For inference, the linear learner algorithm supports the application/json, application/x-recordio-protobuf, and text/csv formats. When you make predictions on new data, the format of the response depends on the type of model. For regression (predictor_type='regressor'), the score is the prediction produced by the model. For classification (predictor_type='binary_classifier' or predictor_type='multiclass_classifier'), the model returns a score and also a predicted_label. The predicted_label is the class predicted by the model and the score measures the strength of that prediction.

  • For binary classification, predicted_label is 0 or 1, and score is a single floating point number that indicates how strongly the algorithm believes that the label should be 1.

  • For multiclass classification, the predicted_class will be an integer from 0 to num_classes-1, and score will be a list of one floating point number per class.

To interpret the score in classification problems, you have to consider the loss function used. If the loss hyperparameter value is logistic for binary classification or softmax_loss for multiclass classification, then the score can be interpreted as the probability of the corresponding class. These are the loss values used by the linear learner when the loss value is auto default value. But if the loss is set to hinge_loss, then the score cannot be interpreted as a probability. This is because hinge loss corresponds to a Support Vector Classifier, which does not produce probability estimates.

For more information on input and output file formats, see Linear learner response formats. For more information on inference formats, and the Linear learner sample notebooks.

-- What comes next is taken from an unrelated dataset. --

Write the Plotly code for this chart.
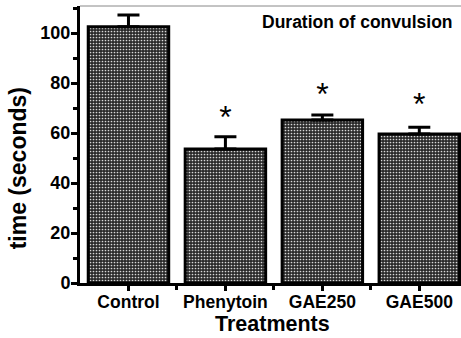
import plotly.graph_objects as go

categories = ["Control", "Phenytoin", "GAE250", "GAE500"]
means = [102.5, 53.6, 65.2, 59.6]
sem = [4.7, 4.9, 2.0, 2.7]
star_y = [None, 65.4, 74.4, 70.4]
star_text = ["", "*", "*", "*"]
y_ticks = [0, 20, 40, 60, 80, 100]

FONT = "Liberation Sans, Arial, sans-serif"
xpos = list(range(len(categories)))

fig = go.Figure()
fig.add_trace(go.Bar(
    x=xpos, y=means, width=0.83,
    marker=dict(
        color="#2a2a2a",
        line=dict(color="black", width=3),
        pattern=dict(shape=".", fgcolor="#d8d8d8", bgcolor="#2a2a2a",
                     size=3, solidity=0.25, fillmode="replace"),
    ),
    error_y=dict(type="data", array=sem, arrayminus=[0] * len(sem),
                 symmetric=False, color="black", thickness=3, width=11),
    hoverinfo="skip", showlegend=False,
))
fig.add_trace(go.Scatter(
    x=xpos, y=star_y, mode="text", text=star_text,
    textfont=dict(family=FONT, size=32, color="black"),
    textposition="middle center", showlegend=False, hoverinfo="skip",
))

fig.add_shape(type="line", xref="paper", yref="paper", x0=0, x1=1, y0=1, y1=1,
              line=dict(color="#888888", width=1))

fig.add_annotation(text="<b>Duration of convulsion</b>", xref="paper", yref="paper",
                   x=1, xshift=-6, y=0.985, xanchor="right", yanchor="top", showarrow=False,
                   font=dict(family=FONT, size=17.5, color="black"))
fig.add_annotation(text="<b>time (seconds)</b>", xref="paper", yref="paper",
                   x=0, xshift=-62, y=0.414, xanchor="center", yanchor="middle",
                   textangle=-90, showarrow=False,
                   font=dict(family=FONT, size=23, color="black"))
fig.add_annotation(text="<b>Treatments</b>", xref="paper", yref="paper",
                   x=0.505, y=0, yshift=-27, xanchor="center", yanchor="top", showarrow=False,
                   font=dict(family=FONT, size=21.5, color="black"))

fig.update_layout(
    width=461, height=338,
    margin=dict(l=80, r=0, t=6, b=55, autoexpand=False),
    paper_bgcolor="white", plot_bgcolor="white",
    font=dict(family=FONT, color="black"),
)
fig.update_xaxes(
    range=[-0.5, 3.43], tickmode="array", tickvals=xpos,
    ticktext=["<b>%s</b>" % c for c in categories],
    tickfont=dict(family=FONT, size=17.5, color="black"),
    ticklabelstandoff=-4,
    showline=True, linecolor="black", linewidth=3,
    ticks="outside", ticklen=5, tickwidth=3, tickcolor="black",
    minor=dict(tickvals=[0.5, 1.5, 2.5], ticks="outside", ticklen=4, tickwidth=3, tickcolor="black"),
    showgrid=False, zeroline=False, automargin=False,
)
fig.update_yaxes(
    range=[0, 110.8], tickmode="array", tickvals=y_ticks,
    ticktext=["<b>%d</b>" % v for v in y_ticks],
    tickfont=dict(family=FONT, size=18, color="black"),
    ticklabelstandoff=-3,
    showline=True, linecolor="black", linewidth=3,
    ticks="outside", ticklen=6, tickwidth=3, tickcolor="black",
    minor=dict(tickvals=[10, 30, 50, 70, 90, 110], ticks="outside", ticklen=4, tickwidth=3, tickcolor="black"),
    showgrid=False, zeroline=False, automargin=False,
)

fig.write_html("out.html", config={"displayModeBar": False},
               post_script="document.body.style.margin='0';")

EC2 instance recommendation for the linear learner algorithm

The linear learner algorithm supports both CPU and GPU instances for training and inference. For GPU, the linear learner algorithm supports P2, P3, G4dn, and G5 GPU families.

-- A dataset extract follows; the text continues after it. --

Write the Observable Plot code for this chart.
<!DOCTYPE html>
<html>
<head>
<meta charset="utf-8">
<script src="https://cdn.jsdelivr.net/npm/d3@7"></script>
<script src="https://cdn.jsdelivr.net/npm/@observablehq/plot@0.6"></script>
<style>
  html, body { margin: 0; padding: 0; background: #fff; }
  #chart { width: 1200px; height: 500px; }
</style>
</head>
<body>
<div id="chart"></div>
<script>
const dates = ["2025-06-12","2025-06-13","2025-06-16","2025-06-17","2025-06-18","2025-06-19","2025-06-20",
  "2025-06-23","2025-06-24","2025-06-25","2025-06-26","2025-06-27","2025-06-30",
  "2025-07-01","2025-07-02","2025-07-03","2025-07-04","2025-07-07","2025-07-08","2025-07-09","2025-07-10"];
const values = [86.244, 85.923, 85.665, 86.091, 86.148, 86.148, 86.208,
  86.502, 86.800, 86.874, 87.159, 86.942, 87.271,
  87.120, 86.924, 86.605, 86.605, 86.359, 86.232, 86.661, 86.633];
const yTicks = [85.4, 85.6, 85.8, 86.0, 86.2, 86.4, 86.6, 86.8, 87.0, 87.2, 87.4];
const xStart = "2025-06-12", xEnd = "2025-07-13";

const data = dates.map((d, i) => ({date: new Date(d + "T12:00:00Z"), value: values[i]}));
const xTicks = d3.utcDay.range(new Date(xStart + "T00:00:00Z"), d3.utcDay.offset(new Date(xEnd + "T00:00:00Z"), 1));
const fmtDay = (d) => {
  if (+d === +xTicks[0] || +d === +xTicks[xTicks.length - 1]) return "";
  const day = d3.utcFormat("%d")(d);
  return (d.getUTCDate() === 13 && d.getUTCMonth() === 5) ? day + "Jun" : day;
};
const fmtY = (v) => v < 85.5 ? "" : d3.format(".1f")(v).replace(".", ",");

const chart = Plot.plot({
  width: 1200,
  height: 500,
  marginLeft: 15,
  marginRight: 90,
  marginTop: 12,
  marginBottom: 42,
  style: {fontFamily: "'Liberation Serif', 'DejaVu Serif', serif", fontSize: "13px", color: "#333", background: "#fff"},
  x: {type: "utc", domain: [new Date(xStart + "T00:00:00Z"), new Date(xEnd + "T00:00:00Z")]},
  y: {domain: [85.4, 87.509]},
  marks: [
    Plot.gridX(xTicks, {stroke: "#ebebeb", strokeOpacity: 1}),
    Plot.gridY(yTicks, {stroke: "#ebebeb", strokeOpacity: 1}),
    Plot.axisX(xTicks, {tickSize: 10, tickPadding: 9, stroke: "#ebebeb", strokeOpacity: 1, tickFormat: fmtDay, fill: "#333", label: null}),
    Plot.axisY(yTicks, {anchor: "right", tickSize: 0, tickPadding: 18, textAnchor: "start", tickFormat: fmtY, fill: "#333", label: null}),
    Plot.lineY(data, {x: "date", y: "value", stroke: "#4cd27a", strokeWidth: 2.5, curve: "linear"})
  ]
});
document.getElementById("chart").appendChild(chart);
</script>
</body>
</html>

During testing, we have not found substantial evidence that multi-GPU instances are faster than single-GPU instances. Results can vary, depending on your specific use case.

Linear learner sample notebooks

The following table outlines a variety of sample notebooks that address different use cases of Amazon SageMaker linear learner algorithm.

Notebook Title Description

An Introduction with the MNIST dataset

Using the MNIST dataset, we train a binary classifier to predict a single digit.

Predict Breast Cancer

Using UCI's Breast Cancer dataset, we train a model to predict Breast Cancer.

How to Build a Multiclass Classifier?

Using UCI's Covertype dataset, we demonstrate how to train a multiclass classifier.

How to Build a Machine Learning (ML) Pipeline for Inference?

Using a Scikit-learn container, we demonstrate how to build an end-to-end ML pipeline.

For instructions on how to create and access Jupyter notebook instances that you can use to run the example in SageMaker, see Amazon SageMaker Notebook Instances. After you have created a notebook instance and opened it, choose the SageMaker Examples tab to see a list of all of the SageMaker samples. The topic modeling example notebooks using the linear learning algorithm are located in the Introduction to Amazon algorithms section. To open a notebook, choose its Use tab and choose Create copy.